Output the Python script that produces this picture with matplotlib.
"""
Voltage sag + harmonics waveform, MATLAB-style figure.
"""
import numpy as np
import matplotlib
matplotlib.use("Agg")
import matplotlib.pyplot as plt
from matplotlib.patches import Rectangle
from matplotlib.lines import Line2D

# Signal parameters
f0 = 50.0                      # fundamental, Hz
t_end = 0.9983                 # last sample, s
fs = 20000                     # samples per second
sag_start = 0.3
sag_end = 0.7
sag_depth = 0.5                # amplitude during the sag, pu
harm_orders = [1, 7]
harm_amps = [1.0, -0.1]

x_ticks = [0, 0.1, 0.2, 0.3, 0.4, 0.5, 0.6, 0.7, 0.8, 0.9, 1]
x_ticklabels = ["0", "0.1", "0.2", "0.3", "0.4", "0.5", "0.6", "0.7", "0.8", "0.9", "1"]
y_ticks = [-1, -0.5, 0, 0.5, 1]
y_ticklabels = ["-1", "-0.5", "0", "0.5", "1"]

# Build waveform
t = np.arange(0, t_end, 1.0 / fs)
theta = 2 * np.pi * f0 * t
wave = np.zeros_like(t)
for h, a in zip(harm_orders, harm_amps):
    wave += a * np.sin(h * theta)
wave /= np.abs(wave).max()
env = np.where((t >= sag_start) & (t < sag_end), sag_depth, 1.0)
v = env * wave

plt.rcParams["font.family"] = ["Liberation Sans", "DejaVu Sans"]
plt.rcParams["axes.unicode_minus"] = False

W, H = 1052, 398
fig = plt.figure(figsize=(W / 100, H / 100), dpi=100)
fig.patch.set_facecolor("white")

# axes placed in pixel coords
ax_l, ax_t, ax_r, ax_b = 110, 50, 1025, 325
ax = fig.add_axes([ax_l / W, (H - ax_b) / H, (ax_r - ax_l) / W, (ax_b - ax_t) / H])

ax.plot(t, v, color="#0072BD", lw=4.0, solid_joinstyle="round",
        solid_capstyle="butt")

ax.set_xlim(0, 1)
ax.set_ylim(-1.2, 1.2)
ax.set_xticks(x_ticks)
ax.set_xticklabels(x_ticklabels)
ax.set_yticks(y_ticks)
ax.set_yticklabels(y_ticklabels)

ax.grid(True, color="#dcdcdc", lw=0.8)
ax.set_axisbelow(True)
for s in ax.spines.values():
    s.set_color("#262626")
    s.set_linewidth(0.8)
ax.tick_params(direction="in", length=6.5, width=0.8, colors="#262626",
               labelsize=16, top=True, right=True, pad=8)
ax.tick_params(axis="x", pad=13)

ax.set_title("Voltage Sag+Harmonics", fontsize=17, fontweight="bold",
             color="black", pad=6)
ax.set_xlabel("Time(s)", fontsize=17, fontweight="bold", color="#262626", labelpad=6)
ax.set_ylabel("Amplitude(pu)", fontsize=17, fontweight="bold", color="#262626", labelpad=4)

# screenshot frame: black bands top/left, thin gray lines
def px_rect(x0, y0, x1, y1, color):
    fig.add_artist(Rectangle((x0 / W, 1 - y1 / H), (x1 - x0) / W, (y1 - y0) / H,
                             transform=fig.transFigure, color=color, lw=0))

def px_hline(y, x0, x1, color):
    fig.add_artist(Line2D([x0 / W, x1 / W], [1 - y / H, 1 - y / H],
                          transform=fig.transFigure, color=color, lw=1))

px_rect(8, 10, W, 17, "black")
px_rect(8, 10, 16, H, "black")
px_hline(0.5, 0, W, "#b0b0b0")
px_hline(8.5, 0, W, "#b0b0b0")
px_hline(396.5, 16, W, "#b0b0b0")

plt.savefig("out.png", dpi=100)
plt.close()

______________________________

## Description of the task
Write every line of the material above again, exactly.

## Exercise result
Output the Python script that produces this picture with matplotlib.
"""
Voltage sag + harmonics waveform, MATLAB-style figure.
"""
import numpy as np
import matplotlib
matplotlib.use("Agg")
import matplotlib.pyplot as plt
from matplotlib.patches import Rectangle
from matplotlib.lines import Line2D

# Signal parameters
f0 = 50.0                      # fundamental, Hz
t_end = 0.9983                 # last sample, s
fs = 20000                     # samples per second
sag_start = 0.3
sag_end = 0.7
sag_depth = 0.5                # amplitude during the sag, pu
harm_orders = [1, 7]
harm_amps = [1.0, -0.1]

x_ticks = [0, 0.1, 0.2, 0.3, 0.4, 0.5, 0.6, 0.7, 0.8, 0.9, 1]
x_ticklabels = ["0", "0.1", "0.2", "0.3", "0.4", "0.5", "0.6", "0.7", "0.8", "0.9", "1"]
y_ticks = [-1, -0.5, 0, 0.5, 1]
y_ticklabels = ["-1", "-0.5", "0", "0.5", "1"]

# Build waveform
t = np.arange(0, t_end, 1.0 / fs)
theta = 2 * np.pi * f0 * t
wave = np.zeros_like(t)
for h, a in zip(harm_orders, harm_amps):
    wave += a * np.sin(h * theta)
wave /= np.abs(wave).max()
env = np.where((t >= sag_start) & (t < sag_end), sag_depth, 1.0)
v = env * wave

plt.rcParams["font.family"] = ["Liberation Sans", "DejaVu Sans"]
plt.rcParams["axes.unicode_minus"] = False

W, H = 1052, 398
fig = plt.figure(figsize=(W / 100, H / 100), dpi=100)
fig.patch.set_facecolor("white")

# axes placed in pixel coords
ax_l, ax_t, ax_r, ax_b = 110, 50, 1025, 325
ax = fig.add_axes([ax_l / W, (H - ax_b) / H, (ax_r - ax_l) / W, (ax_b - ax_t) / H])

ax.plot(t, v, color="#0072BD", lw=4.0, solid_joinstyle="round",
        solid_capstyle="butt")

ax.set_xlim(0, 1)
ax.set_ylim(-1.2, 1.2)
ax.set_xticks(x_ticks)
ax.set_xticklabels(x_ticklabels)
ax.set_yticks(y_ticks)
ax.set_yticklabels(y_ticklabels)

ax.grid(True, color="#dcdcdc", lw=0.8)
ax.set_axisbelow(True)
for s in ax.spines.values():
    s.set_color("#262626")
    s.set_linewidth(0.8)
ax.tick_params(direction="in", length=6.5, width=0.8, colors="#262626",
               labelsize=16, top=True, right=True, pad=8)
ax.tick_params(axis="x", pad=13)

ax.set_title("Voltage Sag+Harmonics", fontsize=17, fontweight="bold",
             color="black", pad=6)
ax.set_xlabel("Time(s)", fontsize=17, fontweight="bold", color="#262626", labelpad=6)
ax.set_ylabel("Amplitude(pu)", fontsize=17, fontweight="bold", color="#262626", labelpad=4)

# screenshot frame: black bands top/left, thin gray lines
def px_rect(x0, y0, x1, y1, color):
    fig.add_artist(Rectangle((x0 / W, 1 - y1 / H), (x1 - x0) / W, (y1 - y0) / H,
                             transform=fig.transFigure, color=color, lw=0))

def px_hline(y, x0, x1, color):
    fig.add_artist(Line2D([x0 / W, x1 / W], [1 - y / H, 1 - y / H],
                          transform=fig.transFigure, color=color, lw=1))

px_rect(8, 10, W, 17, "black")
px_rect(8, 10, 16, H, "black")
px_hline(0.5, 0, W, "#b0b0b0")
px_hline(8.5, 0, W, "#b0b0b0")
px_hline(396.5, 16, W, "#b0b0b0")

plt.savefig("out.png", dpi=100)
plt.close()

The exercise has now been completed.